For safe keeping, it's recommended to create a snapshot of the original root volume. If something goes wrong, you can then roll back to that point. 1.
Create temporary working instance in the same availability zone as the instance to fix. A micro instance is fine. Don't forget to set a key that you do have access to. 1.
Find the instance you need to fix and note the root volume ID. Double check that it has an elastic IP assignment: when stopped the instance IP address will change if not associated with a static elastic IP. Similarly, ephemeral storage will be cleared (but hopefully you're not relying on having anything permanently there anyway.) 1.
Stop, do not terminate, the instance to be fixed. 1.
Find the root volume for the instance to be fixed using the ID found earlier (or just click it within the instance details pane) and detach it from the instance. Attach it to your working instance. 1.
Connect in to your working instance, and mount that volume as /mnt (or anywhere, really. Just using /mnt as an example here.) 1.
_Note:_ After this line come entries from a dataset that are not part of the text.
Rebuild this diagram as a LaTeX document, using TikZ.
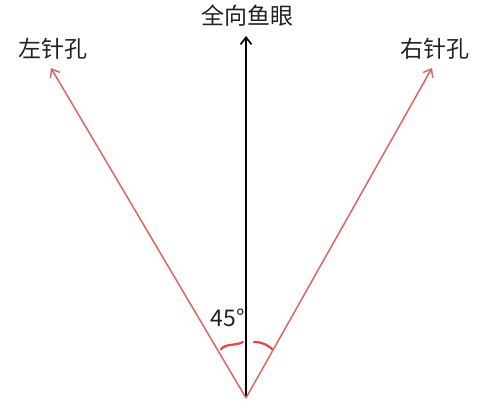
\documentclass[tikz,border=0pt]{standalone}
\usepackage{fontspec}
\newfontfamily\cjk{Noto Sans CJK SC}
\usetikzlibrary{arrows.meta}
\definecolor{rayred}{HTML}{E06464}
\definecolor{markred}{HTML}{F04040}
\definecolor{txt}{HTML}{222222}
\begin{document}
\begin{tikzpicture}[x=1pt,y=-1pt,
  lbl/.style={font=\cjk\fontsize{23}{23}\selectfont, text=txt, inner sep=0pt},
  ray/.style={rayred, line width=1.5pt, -{Straight Barb[length=7pt,width=11pt]}},
  axis/.style={black, line width=1.7pt, -{Straight Barb[length=7pt,width=11pt]}},
  tick/.style={markred, line width=2.2pt, line cap=round}]
\fill[white] (0,0) rectangle (493,416);
\useasboundingbox (0,0) rectangle (493,416);
\coordinate (o) at (246,398);
\coordinate (top) at (246,36);
\coordinate (l) at (51,68);
\coordinate (r) at (432,68);
\draw[axis] (o) -- (top);
\draw[ray] (o) -- (l);
\draw[ray] (o) -- (r);
\node[lbl] (t1) at (247,16) {全向鱼眼};
\node[lbl] (t2) at (53,49) {左针孔};
\node[lbl] (t3) at (435,49) {右针孔};
\node[lbl] (deg) at (228,318) {45°};
\draw[tick] (221,349) .. controls (227,343) and (236,346) .. (243,342);
\draw[tick] (254,342) .. controls (262,342) and (268,345) .. (272,349);
\end{tikzpicture}
\end{document}
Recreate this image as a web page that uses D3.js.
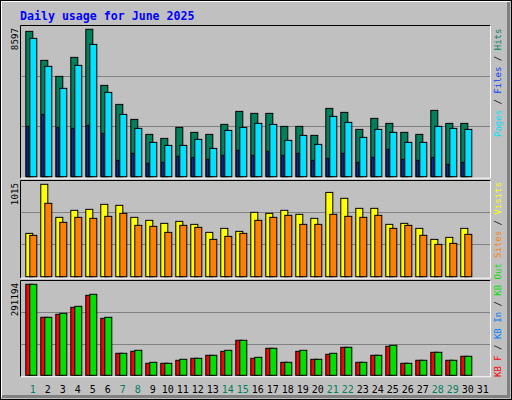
<!DOCTYPE html>
<meta charset="utf-8">
<script src="https://d3js.org/d3.v7.min.js"></script>
<style>body{margin:0;background:#fff} text{font-family:"DejaVu Sans Mono",monospace}</style>
<body>
<script>
// data
var days = d3.range(1, 32);
var weekend = [1, 7, 8, 14, 15, 21, 22, 28, 29];
var hits  = [8476,6785,5851,6960,8597,5327,4218,3344,2469,2236,2877,2586,2469,3052,3810,3694,3694,2935,2935,2411,3985,3752,2760,3402,3110,2586,2469,3869,3110,3110];
var files = [8068,6435,5152,6493,7718,4918,3635,2819,2002,1827,1827,2177,1652,2702,2877,3110,3052,2119,2411,1886,3519,3169,2294,2760,2586,2002,2002,2935,2819,2760];
var pages = [2935,3635,2877,2819,2994,2527,953,1361,778,836,1186,1128,1011,1244,1536,1244,1477,1244,1361,953,1069,1361,836,1128,1594,1011,953,1128,719,836];
var visits = [476,1015,652,729,740,795,784,652,619,586,608,575,487,531,498,707,696,729,685,641,926,861,751,751,575,586,531,410,432,531];
var sites  = [454,806,597,652,641,663,696,564,553,487,564,542,410,443,476,619,652,674,575,575,685,663,652,674,531,564,454,355,366,465];
var kbF   = [291194,185588,195188,217586,255984,182389,70396,76795,38398,38398,47997,54397,63996,76795,111993,54397,86395,41597,76795,51197,67196,89594,41597,63996,92794,38398,47997,73595,47997,60796];
var kbOut = [291194,185588,198388,220786,259184,185588,70396,79995,41597,38398,51197,54397,63996,79995,111993,57596,86395,41597,79995,51197,70396,89594,41597,63996,95994,38398,47997,73595,47997,60796];

var W = 512, H = 400;
var svg = d3.select("body").append("svg").attr("width", W).attr("height", H);

// frame
svg.append("rect").attr("width", W).attr("height", H).attr("fill", "#c0c0c0");
svg.append("rect").attr("x", 0.5).attr("y", 0.5).attr("width", W - 1).attr("height", H - 1).attr("fill", "none").attr("stroke", "#000");
svg.append("path").attr("d", "M1.5,397V1.5H510").attr("fill", "none").attr("stroke", "#fff");
svg.append("path").attr("d", "M2,396.5H508.5V2").attr("fill", "none").attr("stroke", "#808080").attr("stroke-width", 3);

svg.append("text").attr("x", 20).attr("y", 20).attr("fill", "#0000ff")
  .style("font-size", "11.6px").style("font-weight", "bold").text("Daily usage for June 2025");

var x = d3.scaleBand().domain(days).range([25.3, 490.3]).paddingInner(0);

function panel(top, bottom, maxY) {
  svg.append("path").attr("d", "M20.5," + (bottom + 1.5) + "V" + (top + 0.5) + "H490.5").attr("fill", "none").attr("stroke", "#000");
  svg.append("path").attr("d", "M20.5," + (bottom + 1.5) + "H490.5V" + (top + 0.5)).attr("fill", "none").attr("stroke", "#fff");
  var h = bottom - top;
  [1 / 3, 2 / 3].forEach(function(f) {
    svg.append("line").attr("x1", 21).attr("x2", 490).attr("y1", Math.round(bottom - h * f) + 0.5).attr("y2", Math.round(bottom - h * f) + 0.5)
      .attr("stroke", "#808080");
  });
  svg.append("text").attr("transform", "translate(18," + (top + 3) + ") rotate(-90)").attr("text-anchor", "end")
    .style("font-size", "9.2px").attr("fill", "#000").text(maxY);
}

function bars(vals, y, off, w, color) {
  svg.append("g").selectAll("rect").data(vals).enter().append("rect")
    .attr("x", function(d, i) { return x(i + 1) + off; })
    .attr("y", function(d) { return y(d); })
    .attr("width", w)
    .attr("height", function(d) { return y(0) - y(d); })
    .attr("fill", color).attr("stroke", "#000").attr("stroke-width", 1);
}

// top panel
panel(25, 176.7, d3.max(hits));
var y1 = d3.scaleLinear().domain([0, d3.max(hits)]).range([176.7, 29.3]);
bars(hits, y1, 0.5, 7, "#00805c");
bars(files, y1, 4.5, 7, "#00e0ff");
bars(pages, y1, 1.5, 2, "#0040ff");

// middle panel
panel(180, 276.7, d3.max(visits));
var y2 = d3.scaleLinear().domain([0, d3.max(visits)]).range([276.7, 184.3]);
bars(visits, y2, 0.5, 7, "#ffff00");
bars(sites, y2, 4.5, 7, "#ff8000");

// bottom panel
panel(280, 375.3, d3.max(kbOut));
var y3 = d3.scaleLinear().domain([0, d3.max(kbOut)]).range([375.3, 284.3]);
bars(kbF, y3, 0.5, 7, "#ff0000");
bars(kbOut, y3, 4.5, 7, "#00e000");

// day labels
svg.append("g").selectAll("text").data(days).enter().append("text")
  .attr("x", function(d) { return x(d) + 7.5; }).attr("y", 393)
  .attr("text-anchor", "middle").style("font-size", "10px")
  .attr("fill", function(d) { return weekend.indexOf(d) >= 0 ? "#00805c" : "#000"; })
  .text(function(d) { return d; });

// right legends
function legend(bottomY, parts) {
  var t = svg.append("text").attr("transform", "translate(501," + bottomY + ") rotate(-90)").style("font-size", "9px");
  parts.forEach(function(p, i) {
    if (i) t.append("tspan").attr("fill", "#000").text(" / ");
    t.append("tspan").attr("fill", p[1]).text(p[0]);
  });
}
legend(137, [["Pages", "#00e0ff"], ["Files", "#0040ff"], ["Hits", "#00805c"]]);
legend(258, [["Sites", "#ff8000"], ["Visits", "#ffff00"]]);
legend(377, [["KB F", "#ff0000"], ["KB In", "#0080ff"], ["KB Out", "#00e000"]]);
</script>
</body>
Copy any needed ssh keys into the .ssh/authorized_keys under /mnt/home/ubuntu/ or /mnt/home/ec2-user/ depending on the base distro used for the image, or even just to /mnt/root/. And/or make any other fixes needed. 1.
When all is good, umount the volume and detach it from the working instance. Attach it back to the original instance as /dev/sda1 (even though it doesn't say that's an option.) 1.
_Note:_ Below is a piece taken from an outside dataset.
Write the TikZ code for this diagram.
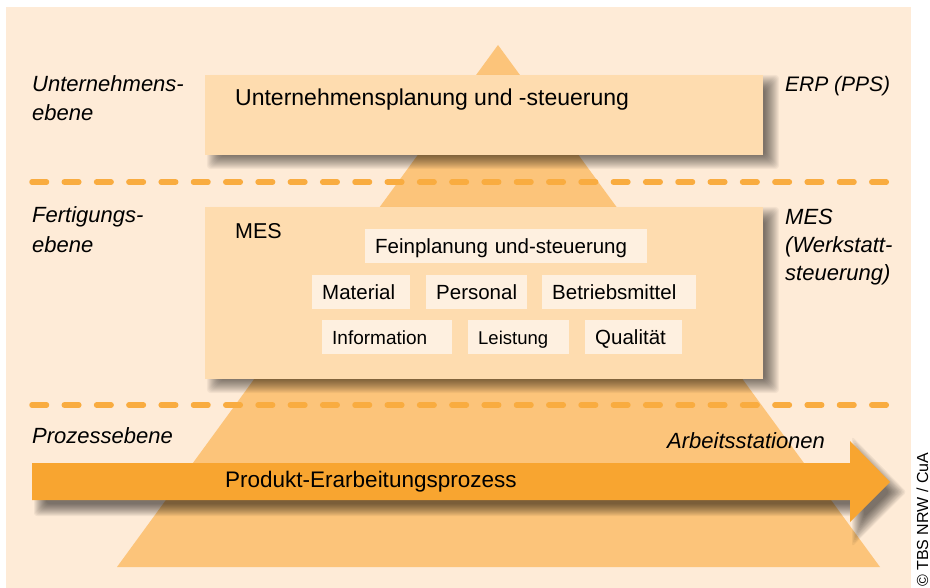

Boot original instance. If all goes well you should now be able to connect in using the ssh key you added. Ensure that everything comes up on boot. Terminate the temporary working instance (and do make sure you don't terminate the wrong one.)
That's not the only approach, of course. If you have a partially functional system, for example, you may be better off immediately creating a volume from the snapshot created in step 0, mounting that in another instance for the modifications, and then performing the stop, root volume swap, and start in quick succession. That'll minimize any actual downtime, at the potential expense of losing any data changes happening in between the snapshot and the reboot.
Either way just remember there are options, and all is not lost!